▸ **Data section**:
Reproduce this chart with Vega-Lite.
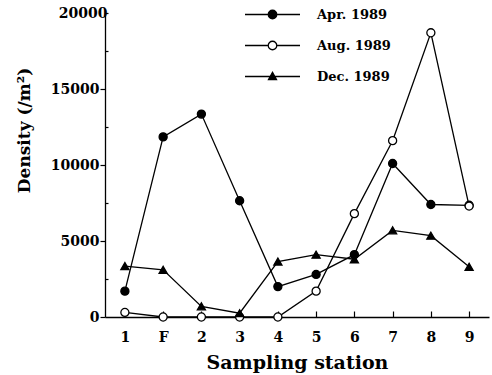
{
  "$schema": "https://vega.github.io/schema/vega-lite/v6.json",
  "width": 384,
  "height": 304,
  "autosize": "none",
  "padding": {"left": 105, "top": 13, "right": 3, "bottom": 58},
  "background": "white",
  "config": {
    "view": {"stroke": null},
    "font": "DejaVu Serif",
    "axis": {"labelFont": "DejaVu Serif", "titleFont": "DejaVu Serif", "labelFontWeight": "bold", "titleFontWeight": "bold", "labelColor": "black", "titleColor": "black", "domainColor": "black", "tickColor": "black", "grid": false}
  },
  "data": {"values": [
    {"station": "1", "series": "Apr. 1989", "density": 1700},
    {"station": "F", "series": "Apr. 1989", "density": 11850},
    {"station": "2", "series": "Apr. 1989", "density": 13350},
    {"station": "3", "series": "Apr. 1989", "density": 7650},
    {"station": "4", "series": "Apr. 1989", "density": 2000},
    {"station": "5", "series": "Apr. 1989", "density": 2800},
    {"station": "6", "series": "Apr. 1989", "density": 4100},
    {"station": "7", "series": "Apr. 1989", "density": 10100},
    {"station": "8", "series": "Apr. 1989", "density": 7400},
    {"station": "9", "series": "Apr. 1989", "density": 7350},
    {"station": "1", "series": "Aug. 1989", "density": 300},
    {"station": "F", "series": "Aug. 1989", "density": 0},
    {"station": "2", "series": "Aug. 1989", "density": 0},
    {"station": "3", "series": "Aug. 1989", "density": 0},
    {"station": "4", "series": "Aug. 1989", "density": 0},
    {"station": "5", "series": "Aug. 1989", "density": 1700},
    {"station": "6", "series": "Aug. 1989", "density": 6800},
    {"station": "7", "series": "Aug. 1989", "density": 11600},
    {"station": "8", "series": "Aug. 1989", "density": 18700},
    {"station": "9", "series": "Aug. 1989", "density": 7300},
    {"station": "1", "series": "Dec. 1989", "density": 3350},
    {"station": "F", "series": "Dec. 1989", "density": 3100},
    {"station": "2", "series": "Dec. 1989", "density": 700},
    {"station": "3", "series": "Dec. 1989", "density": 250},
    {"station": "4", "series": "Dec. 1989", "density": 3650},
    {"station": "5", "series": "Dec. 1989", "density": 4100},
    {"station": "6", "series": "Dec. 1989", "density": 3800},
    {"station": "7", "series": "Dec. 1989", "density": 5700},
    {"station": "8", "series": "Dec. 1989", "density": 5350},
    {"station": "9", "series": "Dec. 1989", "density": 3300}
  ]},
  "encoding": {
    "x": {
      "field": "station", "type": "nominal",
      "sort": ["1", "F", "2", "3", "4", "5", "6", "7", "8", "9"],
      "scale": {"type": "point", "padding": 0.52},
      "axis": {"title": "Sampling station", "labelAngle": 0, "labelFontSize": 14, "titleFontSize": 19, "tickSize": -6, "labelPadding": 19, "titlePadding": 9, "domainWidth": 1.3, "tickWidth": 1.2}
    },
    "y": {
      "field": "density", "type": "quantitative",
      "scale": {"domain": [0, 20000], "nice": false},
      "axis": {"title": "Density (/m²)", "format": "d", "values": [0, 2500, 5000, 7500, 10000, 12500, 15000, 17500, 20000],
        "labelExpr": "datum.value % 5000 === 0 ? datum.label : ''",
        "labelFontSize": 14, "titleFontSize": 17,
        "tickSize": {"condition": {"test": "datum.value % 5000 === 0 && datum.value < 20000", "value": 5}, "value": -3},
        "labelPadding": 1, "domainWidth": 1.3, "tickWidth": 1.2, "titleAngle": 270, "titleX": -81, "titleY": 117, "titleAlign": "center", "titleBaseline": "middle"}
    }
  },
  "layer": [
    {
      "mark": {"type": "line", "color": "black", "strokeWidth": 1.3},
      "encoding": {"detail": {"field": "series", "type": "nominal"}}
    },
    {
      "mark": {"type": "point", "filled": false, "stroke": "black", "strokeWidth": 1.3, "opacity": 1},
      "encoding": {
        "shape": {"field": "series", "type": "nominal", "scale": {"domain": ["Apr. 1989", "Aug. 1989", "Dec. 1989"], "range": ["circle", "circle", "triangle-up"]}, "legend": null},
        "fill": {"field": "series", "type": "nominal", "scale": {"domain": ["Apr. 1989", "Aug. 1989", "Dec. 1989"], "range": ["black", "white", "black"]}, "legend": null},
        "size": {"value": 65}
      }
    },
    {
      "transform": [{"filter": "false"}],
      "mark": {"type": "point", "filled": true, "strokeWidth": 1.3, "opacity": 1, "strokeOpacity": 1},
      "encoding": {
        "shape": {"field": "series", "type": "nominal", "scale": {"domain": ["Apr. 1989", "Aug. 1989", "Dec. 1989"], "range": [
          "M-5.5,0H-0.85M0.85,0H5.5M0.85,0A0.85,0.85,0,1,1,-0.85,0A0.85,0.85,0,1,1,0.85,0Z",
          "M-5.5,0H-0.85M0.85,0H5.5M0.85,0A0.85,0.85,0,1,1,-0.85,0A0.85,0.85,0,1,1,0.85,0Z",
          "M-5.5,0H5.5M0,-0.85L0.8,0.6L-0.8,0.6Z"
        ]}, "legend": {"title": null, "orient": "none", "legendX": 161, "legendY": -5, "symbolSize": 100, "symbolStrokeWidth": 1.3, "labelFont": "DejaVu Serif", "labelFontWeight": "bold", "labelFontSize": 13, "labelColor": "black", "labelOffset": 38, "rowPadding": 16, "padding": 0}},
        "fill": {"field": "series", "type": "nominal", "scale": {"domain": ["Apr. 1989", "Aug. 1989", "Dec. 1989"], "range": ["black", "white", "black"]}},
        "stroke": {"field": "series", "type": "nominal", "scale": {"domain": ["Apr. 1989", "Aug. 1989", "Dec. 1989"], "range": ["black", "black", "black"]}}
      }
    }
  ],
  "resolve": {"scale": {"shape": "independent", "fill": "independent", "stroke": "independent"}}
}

▸ **Written task**: Repeat the listing in full and exactly. Leave any pictures out.

▸ **Full solution**:
Reproduce this chart with Vega-Lite.
{
  "$schema": "https://vega.github.io/schema/vega-lite/v6.json",
  "width": 384,
  "height": 304,
  "autosize": "none",
  "padding": {"left": 105, "top": 13, "right": 3, "bottom": 58},
  "background": "white",
  "config": {
    "view": {"stroke": null},
    "font": "DejaVu Serif",
    "axis": {"labelFont": "DejaVu Serif", "titleFont": "DejaVu Serif", "labelFontWeight": "bold", "titleFontWeight": "bold", "labelColor": "black", "titleColor": "black", "domainColor": "black", "tickColor": "black", "grid": false}
  },
  "data": {"values": [
    {"station": "1", "series": "Apr. 1989", "density": 1700},
    {"station": "F", "series": "Apr. 1989", "density": 11850},
    {"station": "2", "series": "Apr. 1989", "density": 13350},
    {"station": "3", "series": "Apr. 1989", "density": 7650},
    {"station": "4", "series": "Apr. 1989", "density": 2000},
    {"station": "5", "series": "Apr. 1989", "density": 2800},
    {"station": "6", "series": "Apr. 1989", "density": 4100},
    {"station": "7", "series": "Apr. 1989", "density": 10100},
    {"station": "8", "series": "Apr. 1989", "density": 7400},
    {"station": "9", "series": "Apr. 1989", "density": 7350},
    {"station": "1", "series": "Aug. 1989", "density": 300},
    {"station": "F", "series": "Aug. 1989", "density": 0},
    {"station": "2", "series": "Aug. 1989", "density": 0},
    {"station": "3", "series": "Aug. 1989", "density": 0},
    {"station": "4", "series": "Aug. 1989", "density": 0},
    {"station": "5", "series": "Aug. 1989", "density": 1700},
    {"station": "6", "series": "Aug. 1989", "density": 6800},
    {"station": "7", "series": "Aug. 1989", "density": 11600},
    {"station": "8", "series": "Aug. 1989", "density": 18700},
    {"station": "9", "series": "Aug. 1989", "density": 7300},
    {"station": "1", "series": "Dec. 1989", "density": 3350},
    {"station": "F", "series": "Dec. 1989", "density": 3100},
    {"station": "2", "series": "Dec. 1989", "density": 700},
    {"station": "3", "series": "Dec. 1989", "density": 250},
    {"station": "4", "series": "Dec. 1989", "density": 3650},
    {"station": "5", "series": "Dec. 1989", "density": 4100},
    {"station": "6", "series": "Dec. 1989", "density": 3800},
    {"station": "7", "series": "Dec. 1989", "density": 5700},
    {"station": "8", "series": "Dec. 1989", "density": 5350},
    {"station": "9", "series": "Dec. 1989", "density": 3300}
  ]},
  "encoding": {
    "x": {
      "field": "station", "type": "nominal",
      "sort": ["1", "F", "2", "3", "4", "5", "6", "7", "8", "9"],
      "scale": {"type": "point", "padding": 0.52},
      "axis": {"title": "Sampling station", "labelAngle": 0, "labelFontSize": 14, "titleFontSize": 19, "tickSize": -6, "labelPadding": 19, "titlePadding": 9, "domainWidth": 1.3, "tickWidth": 1.2}
    },
    "y": {
      "field": "density", "type": "quantitative",
      "scale": {"domain": [0, 20000], "nice": false},
      "axis": {"title": "Density (/m²)", "format": "d", "values": [0, 2500, 5000, 7500, 10000, 12500, 15000, 17500, 20000],
        "labelExpr": "datum.value % 5000 === 0 ? datum.label : ''",
        "labelFontSize": 14, "titleFontSize": 17,
        "tickSize": {"condition": {"test": "datum.value % 5000 === 0 && datum.value < 20000", "value": 5}, "value": -3},
        "labelPadding": 1, "domainWidth": 1.3, "tickWidth": 1.2, "titleAngle": 270, "titleX": -81, "titleY": 117, "titleAlign": "center", "titleBaseline": "middle"}
    }
  },
  "layer": [
    {
      "mark": {"type": "line", "color": "black", "strokeWidth": 1.3},
      "encoding": {"detail": {"field": "series", "type": "nominal"}}
    },
    {
      "mark": {"type": "point", "filled": false, "stroke": "black", "strokeWidth": 1.3, "opacity": 1},
      "encoding": {
        "shape": {"field": "series", "type": "nominal", "scale": {"domain": ["Apr. 1989", "Aug. 1989", "Dec. 1989"], "range": ["circle", "circle", "triangle-up"]}, "legend": null},
        "fill": {"field": "series", "type": "nominal", "scale": {"domain": ["Apr. 1989", "Aug. 1989", "Dec. 1989"], "range": ["black", "white", "black"]}, "legend": null},
        "size": {"value": 65}
      }
    },
    {
      "transform": [{"filter": "false"}],
      "mark": {"type": "point", "filled": true, "strokeWidth": 1.3, "opacity": 1, "strokeOpacity": 1},
      "encoding": {
        "shape": {"field": "series", "type": "nominal", "scale": {"domain": ["Apr. 1989", "Aug. 1989", "Dec. 1989"], "range": [
          "M-5.5,0H-0.85M0.85,0H5.5M0.85,0A0.85,0.85,0,1,1,-0.85,0A0.85,0.85,0,1,1,0.85,0Z",
          "M-5.5,0H-0.85M0.85,0H5.5M0.85,0A0.85,0.85,0,1,1,-0.85,0A0.85,0.85,0,1,1,0.85,0Z",
          "M-5.5,0H5.5M0,-0.85L0.8,0.6L-0.8,0.6Z"
        ]}, "legend": {"title": null, "orient": "none", "legendX": 161, "legendY": -5, "symbolSize": 100, "symbolStrokeWidth": 1.3, "labelFont": "DejaVu Serif", "labelFontWeight": "bold", "labelFontSize": 13, "labelColor": "black", "labelOffset": 38, "rowPadding": 16, "padding": 0}},
        "fill": {"field": "series", "type": "nominal", "scale": {"domain": ["Apr. 1989", "Aug. 1989", "Dec. 1989"], "range": ["black", "white", "black"]}},
        "stroke": {"field": "series", "type": "nominal", "scale": {"domain": ["Apr. 1989", "Aug. 1989", "Dec. 1989"], "range": ["black", "black", "black"]}}
      }
    }
  ],
  "resolve": {"scale": {"shape": "independent", "fill": "independent", "stroke": "independent"}}
}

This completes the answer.